Entro 5 giorni dalla data risoluzione del rapporto di lavoro, il datore di lavoro è tenuto ad informare il Centro per l’impiego competente della cessazione del rapporto di lavoro (art. 21, comma 1, Legge n. 264/1949).

 La comunicazione di cessazione deve essere eseguita anche in presenza di un rapporto di lavoro a termine, allorché avvenga in data antecedente alla data di fine rapporto comunicata al momento della sua instaurazione, proroga o trasformazione.

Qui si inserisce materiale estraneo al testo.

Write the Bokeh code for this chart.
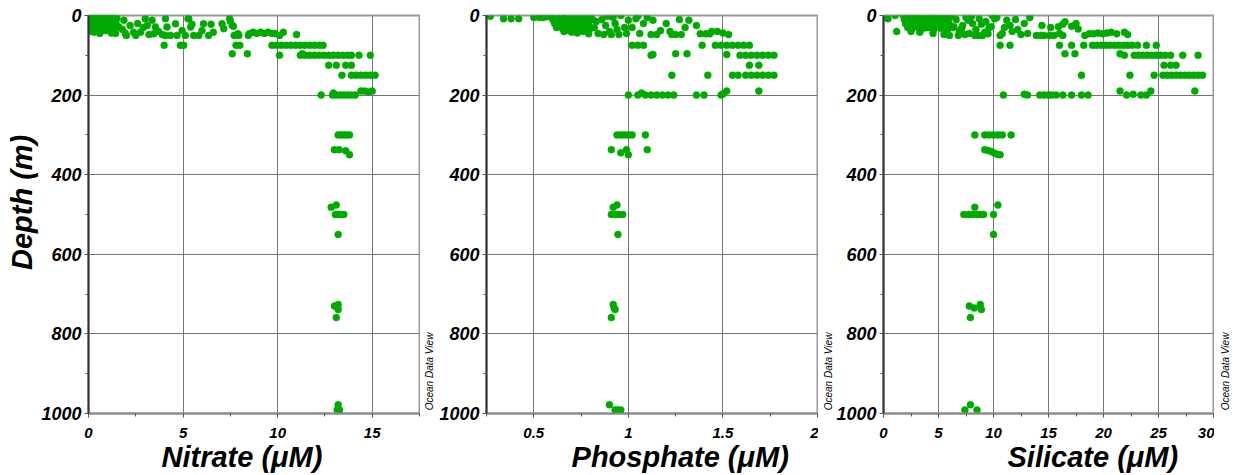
import math
from bokeh.plotting import figure
from bokeh.layouts import row
from bokeh.models import Range1d, FixedTicker, LinearAxis
from bokeh.embed import file_html
from bokeh.resources import INLINE

# ---------------- data ----------------
nitrate_um = [
    0.05, 0.15, 0.3, 0.45, 0.6, 0.75, 0.9, 1.05, 1.2, 1.35, 1.5,
    0.1, 0.25, 0.4, 0.55, 0.7, 0.85, 1.0, 1.15, 1.3, 1.45,
    0.0, 0.2, 0.35, 0.5, 0.65, 0.8, 0.95, 1.1, 1.25, 1.4,
    0.05, 0.3, 0.6, 0.9, 1.2, 1.43, 1.16,
    1.6, 1.87, 1.95, 2.2, 2.38, 2.75, 3.0, 3.1, 3.36, 3.54, 3.45,
    4.07, 4.15, 4.07, 4.33, 4.6, 4.68, 4.95, 5.12, 5.3, 5.4,
    1.8, 2.0, 2.5, 2.6, 2.9, 3.2, 3.7, 3.9,
    5.26, 5.47, 5.56, 5.83, 6.0, 6.08, 6.35, 6.48, 6.6,
    7.06, 7.15, 7.46, 7.5, 7.6, 7.66, 7.7, 7.9, 7.95, 8.45,
    4.0, 4.86, 5.03, 7.8, 8.0, 7.6, 8.4,
    8.5, 8.7, 8.9, 9.1, 9.3, 9.5, 9.7, 9.85, 10.1, 10.3, 11.0,
    9.7, 9.95, 10.2, 10.45, 10.7, 10.95, 11.2, 11.45, 11.7, 11.95, 12.2, 12.4,
    10.1, 11.3, 11.2, 11.45, 11.7, 11.95, 12.2, 12.45, 12.7, 12.95, 13.2, 13.45, 13.7, 13.9, 14.3, 14.9,
    12.7, 13.1, 13.6, 13.9,
    13.4, 13.9, 14.15, 14.4, 14.65, 14.9, 15.15,
    14.4, 14.6, 14.8, 15.0,
    12.3, 12.9, 12.95, 13.1, 13.3, 13.5, 13.7, 13.9, 14.1,
    13.2, 13.35, 13.5, 13.65, 13.8,
    13.0, 13.25, 13.6, 13.8,
    12.83, 13.1, 13.05, 13.2, 13.35, 13.5, 13.2,
    13.0, 13.2, 13.2, 13.1, 13.2, 13.27, 13.15,
]
nitrate_depth = [
    0, 3, 0, 5, 2, 0, 4, 1, 0, 3, 6,
    12, 15, 10, 18, 14, 12, 16, 20, 14, 18,
    25, 28, 22, 30, 26, 32, 24, 28, 35, 30,
    40, 42, 45, 38, 44, 45, 38,
    29, 12, 45, 25, 42, 42, 8, 25, 12, 29, 46,
    8, 29, 50, 50, 21, 50, 38, 50, 8, 29,
    35, 50, 50, 20, 30, 48, 40, 48,
    8, 22, 50, 50, 38, 21, 50, 22, 42,
    21, 33, 8, 14, 25, 27, 50, 46, 50, 50,
    75, 75, 75, 75, 75, 96, 96,
    46, 42, 45, 42, 45, 42, 45, 45, 50, 42, 48,
    75, 75, 75, 75, 75, 75, 75, 75, 75, 75, 75, 75,
    100, 96, 100, 100, 100, 100, 100, 100, 100, 100, 100, 100, 100, 100, 100, 100,
    125, 125, 125, 125,
    150, 150, 150, 150, 150, 150, 150,
    190, 190, 192, 190,
    200, 200, 195, 200, 200, 200, 200, 200, 200,
    300, 300, 300, 300, 300,
    337, 337, 340, 350,
    482, 476, 500, 500, 500, 500, 550,
    730, 726, 739, 759, 978, 991, 991,
]

phosphate_um = [
    0.27, 0.34, 0.38, 0.42, 0.5, 0.53, 0.55, 0.57,
    0.59, 0.62, 0.65, 0.68, 0.71, 0.74, 0.77, 0.8,
    0.6, 0.63, 0.66, 0.69, 0.72, 0.75, 0.78, 0.81,
    0.61, 0.64, 0.67, 0.7, 0.73, 0.76, 0.79,
    0.62, 0.65, 0.68, 0.71, 0.74, 0.77, 0.8,
    0.66, 0.7, 0.73, 0.76, 0.79, 0.69,
    0.82, 0.84, 0.86, 0.88, 0.9, 0.92, 0.93, 0.95, 0.96, 0.98, 1.0, 0.87, 0.91, 0.94, 0.99, 0.83, 0.89,
    1.02, 1.04, 1.06, 1.08, 1.1, 1.12, 1.15, 1.17, 1.05, 1.13,
    1.02, 1.05, 1.08, 1.12,
    1.2, 1.22, 1.25, 1.27, 1.3, 1.32, 1.36, 1.28, 1.23,
    1.38, 1.41, 1.44, 1.47, 1.5, 1.53, 1.43,
    1.39, 1.46, 1.49, 1.52, 1.55, 1.58, 1.61, 1.64,
    1.13, 1.25, 1.31, 1.52, 1.59, 1.62, 1.65, 1.68, 1.71, 1.74, 1.77,
    1.64, 1.69,
    1.23, 1.42, 1.55, 1.58, 1.62, 1.65, 1.68, 1.71, 1.74, 1.77,
    1.69,
    1.0, 1.05, 1.07, 1.09, 1.12, 1.15, 1.18, 1.21, 1.24, 1.36, 1.4, 1.49, 1.5, 1.52,
    0.94, 0.96, 0.98, 1.0, 1.02, 1.09,
    0.91, 0.96, 0.99, 1.0, 1.1,
    0.92, 0.94, 0.91, 0.93, 0.95, 0.97, 0.945,
    0.92, 0.93, 0.925, 0.91, 0.9, 0.93, 0.945, 0.96,
]
phosphate_depth = [
    2, 8, 8, 8, 5, 5, 5, 3,
    0, 2, 0, 3, 1, 0, 4, 2,
    10, 12, 8, 14, 10, 12, 16, 10,
    20, 22, 18, 24, 20, 26, 22,
    30, 32, 28, 34, 30, 36, 32,
    40, 42, 44, 40, 46, 38,
    30, 45, 10, 25, 40, 5, 20, 48, 0, 30, 12, 48, 48, 35, 45, 15, 2,
    30, 8, 45, 20, 5, 48, 48, 38, 2, 12,
    75, 75, 75, 100,
    20, 40, 48, 10, 30, 12, 25, 48, 48,
    46, 46, 40, 40, 44, 48, 46,
    75, 75, 75, 75, 75, 75, 75, 75,
    98, 96, 96, 98, 100, 100, 100, 100, 100, 100, 100,
    125, 125,
    150, 150, 150, 150, 150, 150, 150, 150, 150, 150,
    190,
    200, 200, 195, 200, 200, 200, 200, 200, 200, 200, 200, 200, 197, 190,
    300, 300, 300, 300, 300, 300,
    337, 345, 337, 350, 337,
    482, 476, 500, 500, 500, 500, 550,
    726, 739, 735, 759, 978, 991, 991, 991,
]

silicate_um = [
    0.4, 1.06, 1.2,
    1.8, 2.2, 2.6, 3.0, 3.4, 3.8, 4.2, 4.6, 5.0, 5.4, 5.8, 6.2,
    1.9, 2.3, 2.7, 3.1, 3.5, 3.9, 4.3, 4.7, 5.1, 5.5, 5.9,
    2.0, 2.4, 2.8, 3.2, 3.6, 4.0, 4.4, 4.8, 5.2, 5.6, 6.0, 6.4,
    2.2, 2.6, 3.0, 3.4, 3.8, 4.2, 4.6, 5.2, 5.8, 6.3,
    2.5, 3.3, 4.5, 5.5, 6.0,
    6.6, 6.9, 7.2, 7.5, 7.8, 8.1, 8.4, 8.7, 9.0, 9.3, 9.6, 9.9,
    6.8, 7.4, 8.0, 8.6, 9.2, 9.8, 7.1, 7.7, 8.3, 8.9, 9.5, 10.1,
    10.6, 11.5,
    10.3, 10.6, 10.8, 11.0, 11.2, 11.5, 11.7, 12.0, 12.2, 12.5, 12.8, 13.1, 13.3,
    13.9, 14.3, 14.6, 15.1, 14.4, 15.2, 15.9, 16.3, 16.5, 17.1, 17.5, 17.7, 18.3, 15.5, 16.0, 16.3,
    18.7, 19.1, 19.5, 19.9, 20.3, 20.7, 21.2, 21.9, 22.2,
    16.0, 17.1, 18.2, 19.0, 19.4, 19.8, 20.2, 20.6, 21.0, 21.4, 21.8, 22.2, 22.6, 23.1, 23.9, 24.8,
    16.5, 17.4, 21.5, 21.9, 22.8, 23.2, 23.6, 24.0, 24.4, 24.8, 25.2, 25.6, 26.1, 27.2, 28.6,
    25.5, 26.1, 26.6,
    18.0, 22.4, 24.6, 25.4, 25.8, 26.2, 26.6, 27.0, 27.4, 27.8, 28.2, 28.6, 29.0,
    28.3, 21.5,
    10.9, 12.8, 13.1, 14.2, 14.6, 15.0, 15.3, 15.7, 16.3, 17.1, 18.0, 18.6, 22.1, 22.7, 23.4, 23.9, 24.3,
    8.3, 9.2, 9.6, 10.0, 10.4, 10.8, 11.6,
    9.2, 9.5, 9.8, 10.1, 10.4, 10.6,
    7.3, 7.7, 8.1, 8.5, 8.8, 9.1, 8.3, 10.0, 10.4, 10.0,
    7.8, 8.25, 8.8, 8.9, 7.9, 7.4, 7.9, 8.5,
]
silicate_depth = [
    8, 0, 40,
    0, 2, 0, 1, 3, 0, 2, 1, 0, 4, 6, 2,
    10, 12, 8, 14, 10, 12, 9, 11, 15, 13, 10,
    20, 22, 18, 24, 20, 26, 22, 19, 21, 25, 23, 28,
    30, 33, 28, 35, 31, 30, 34, 32, 36, 30,
    40, 42, 45, 48, 50,
    10, 40, 25, 5, 45, 20, 35, 8, 50, 15, 30, 0,
    50, 48, 2, 50, 42, 28, 32, 12, 50, 22, 46, 8,
    75, 75,
    5, 50, 45, 30, 12, 25, 40, 10, 35, 48, 20, 45, 5,
    50, 50, 50, 50, 25, 30, 28, 22, 16, 27, 20, 34, 50, 50, 45, 50,
    46, 46, 44, 46, 44, 42, 46, 42, 48,
    75, 75, 75, 75, 75, 75, 75, 75, 75, 75, 75, 75, 75, 75, 75, 75,
    96, 96, 96, 100, 100, 100, 100, 100, 100, 100, 100, 100, 100, 100, 100,
    125, 125, 125,
    150, 150, 150, 150, 150, 150, 150, 150, 150, 150, 150, 150, 150,
    190, 190,
    200, 198, 200, 200, 200, 200, 200, 200, 200, 200, 200, 200, 200, 198, 200, 200, 190,
    300, 300, 300, 300, 300, 300, 300,
    337, 339, 342, 346, 349, 350,
    500, 500, 500, 500, 500, 500, 482, 500, 476, 550,
    730, 735, 726, 739, 759, 991, 978, 991,
]

depth_ticks = [0, 200, 400, 600, 800, 1000]
depth_minor = [100, 300, 500, 700, 900]

nitrate_ticks = [0, 5, 10, 15]
nitrate_minor = [2.5, 7.5, 12.5, 17.5]
nitrate_labels = ["0", "5", "10", "15"]

phosphate_ticks = [0.5, 1.0, 1.5, 2.0]
phosphate_minor = [0.25, 0.75, 1.25, 1.75]
phosphate_labels = ["0.5", "1", "1.5", "2"]

silicate_ticks = [0, 5, 10, 15, 20, 25, 30]
silicate_minor = [2.5, 7.5, 12.5, 17.5, 22.5, 27.5]
silicate_labels = ["0", "5", "10", "15", "20", "25", "30"]

watermark = "Ocean Data View"

assert len(nitrate_um) == len(nitrate_depth)
assert len(phosphate_um) == len(phosphate_depth)
assert len(silicate_um) == len(silicate_depth)

# ---------------- styling ----------------
FONT = "Liberation Sans"
GREEN = "#00AA00"
H = 475
TOP = 15
BOTTOM = 62
NB = "\u00a0"


def odv_axis(standoff):
    # watermark text, written upward along the bottom of the previous panel's right edge
    return LinearAxis(ticker=FixedTicker(ticks=[]), axis_line_color=None,
                      major_tick_line_color=None, minor_tick_line_color=None,
                      major_label_standoff=0, major_tick_out=0, minor_tick_out=0,
                      axis_label=watermark + NB * 113,
                      axis_label_standoff=standoff,
                      axis_label_text_font=FONT, axis_label_text_font_style="italic",
                      axis_label_text_font_size="10px", axis_label_text_color="black")


def panel(xs, ds, xr, ticks, minor, labels, xlabel, width, bl, br, odv_standoff=None):
    p = figure(width=width, height=H, x_range=Range1d(*xr), y_range=Range1d(1000, 0),
               output_backend="svg", toolbar_location=None,
               min_border_left=bl, min_border_right=br,
               min_border_top=TOP, min_border_bottom=BOTTOM)
    p.background_fill_color = "white"
    p.border_fill_color = "white"
    p.outline_line_color = "#9a9a9a"
    p.outline_line_width = 2

    p.xaxis.ticker = FixedTicker(ticks=ticks, minor_ticks=minor)
    p.yaxis.ticker = FixedTicker(ticks=depth_ticks, minor_ticks=depth_minor)
    p.xaxis.major_label_overrides = {t: l for t, l in zip(ticks, labels)}

    for ax in (p.xaxis[0], p.yaxis[0]):
        ax.major_label_text_font = FONT
        ax.major_label_text_font_style = "bold italic"
        ax.major_label_text_color = "black"
        ax.major_tick_in = 0
        ax.major_tick_out = 4
        ax.minor_tick_in = 0
        ax.minor_tick_out = 3
        ax.major_tick_line_color = "#555555"
        ax.minor_tick_line_color = "#555555"
        ax.axis_label_text_font = FONT
        ax.axis_label_text_font_style = "bold italic"
        ax.axis_label_text_font_size = "29px"
        ax.axis_label_text_color = "black"
    p.xaxis.major_label_text_font_size = "15px"
    p.yaxis.major_label_text_font_size = "18px"
    p.xaxis.major_label_standoff = 10
    p.yaxis.major_label_standoff = 3
    p.yaxis.axis_line_color = "#333333"
    p.yaxis.axis_line_width = 2
    p.xaxis.axis_line_color = "#8a8a8a"
    p.xaxis.axis_line_width = 2
    p.xaxis.axis_label = xlabel
    p.xaxis.axis_label_standoff = 0

    p.xgrid.grid_line_color = "#767676"
    p.ygrid.grid_line_color = "#767676"
    p.xgrid.grid_line_width = 1
    p.ygrid.grid_line_width = 1

    p.scatter(xs, ds, size=7, fill_color=GREEN, line_color=GREEN, line_width=0.5)

    if odv_standoff is not None:
        p.add_layout(odv_axis(odv_standoff), "left")
    return p


p1 = panel(nitrate_um, nitrate_depth, (0, 17.5), nitrate_ticks, nitrate_minor,
           nitrate_labels, "Nitrate (\u03bcM)" + NB * 3, 420, 88, 1)
p1.yaxis[0].axis_label = NB * 3 + "Depth (m)"
p1.yaxis[0].axis_label_standoff = 0

p2 = panel(phosphate_um, phosphate_depth, (0.25, 2.0), phosphate_ticks, phosphate_minor,
           phosphate_labels, NB * 7 + "Phosphate (\u03bcM)", 398, 66, 1, odv_standoff=2)

p3 = panel(silicate_um, silicate_depth, (0, 30), silicate_ticks, silicate_minor,
           silicate_labels, NB * 11 + "Silicate (\u03bcM)", 396, 65, 1, odv_standoff=0)

# narrow strip holding the last panel's watermark
p4 = figure(width=18, height=H, x_range=Range1d(0, 1), y_range=Range1d(1000, 0),
            output_backend="svg", toolbar_location=None,
            x_axis_location=None, y_axis_location=None,
            min_border_left=16, min_border_right=0,
            min_border_top=TOP, min_border_bottom=BOTTOM)
p4.outline_line_color = None
p4.grid.visible = False
p4.background_fill_color = "white"
p4.border_fill_color = "white"
p4.add_layout(odv_axis(0), "left")

layout = row(p1, p2, p3, p4)
open("out.html", "w").write(file_html(layout, INLINE))
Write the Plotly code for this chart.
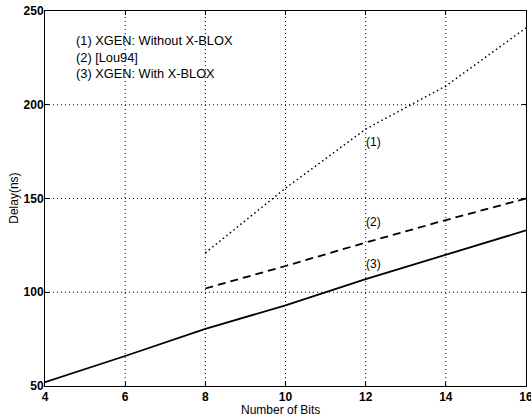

Va comunicata inoltre anche la risoluzione posticipata nel caso del contratto a tempo determinato che si prolunghi per prosecuzione di fatto.

 L’omessa comunicazione è punita con una sanzione amministrativa da € 100 a € 500, per ciascun lavoratore interessato (art. 19, comma 3, D.lgs.276/2003). 

ARTICOLO 2119 codice civile. Recesso per giusta causa. Il datore di lavoro o il lavoratore  possono recedere dal contratto prima della scadenza del termine, se il contratto è a tempo determinato, o senza preavviso, se il contratto è a tempo indeterminato, qualora si verifichi una causa che non consenta la prosecuzione, anche provvisoria, del rapporto. Se il contratto è a tempo indeterminato, al prestatore di lavoro che recede per giusta causa compete l'indennità sostituiva del preavviso.

ART. 18 dello statuto dei lavoratori. Tutela del lavoratore in caso di licenziamento disciplinare illegittimo. Il giudice, nelle ipotesi in cui accerta che non ricorrono gli estremi del giustificato motivo soggettivo o della giusta causa addotti dal datore di lavoro, per insussistenza del fatto contestato ovvero perche' il fatto rientra tra le condotte punibili con una sanzione conservativa sulla base delle previsioni dei contratti collettivi ovvero dei codici disciplinari applicabili, annulla il licenziamento e condanna il datore di lavoro alla reintegrazione nel posto di lavoro e al pagamento di un'indennita' risarcitoria commisurata all'ultima retribuzione globale di fatto dal giorno del licenziamento sino a quello dell'effettiva reintegrazione, Il datore di lavoro e' condannato, altresi', al versamento dei contributi previdenziali e assistenziali dal giorno del licenziamento fino a quello della effettiva reintegrazione.

ARTICOLO 2118 codice civile. Recesso dal contratto a tempo indeterminato. Ciascuno dei contraenti può recedere dal contratto di lavoro a tempo indeterminato, dando il preavviso nel termine e nei modi stabiliti, dagli usi o secondo equità.

In mancanza di preavviso, il recedente è tenuto verso l'altra parte a un'indennità equivalente all'importo della retribuzione che sarebbe spettata per il periodo di preavviso.

 

Art. 18 dello statuto dei lavoratori : licenziamento illegittimo ma con il solo diritto ad una indennità risarcitoria, senza reintegrazione nel posto di lavoro. Il giudice, nelle altre  ipotesi (il fatto sussiste ed è stato commesso dal lavoratore) ma in cui accerta che non ricorrono comunque gli estremi del giustificato motivo soggettivo o della giusta causa addotti dal datore di lavoro, dichiara risolto il rapporto di lavoro con effetto dalla data del licenziamento e condanna il datore di lavoro al pagamento di un'indennita' risarcitoria onnicomprensiva determinata tra un minimo di dodici e un massimo di ventiquattro mensilita' dell'ultima retribuzione globale di fatto, in relazione all'anzianita' del lavoratore e tenuto conto del numero dei dipendenti occupati, delle dimensioni dell'attivita' economica, del comportamento e delle condizioni delle parti, con onere di specifica motivazione a tale riguardo.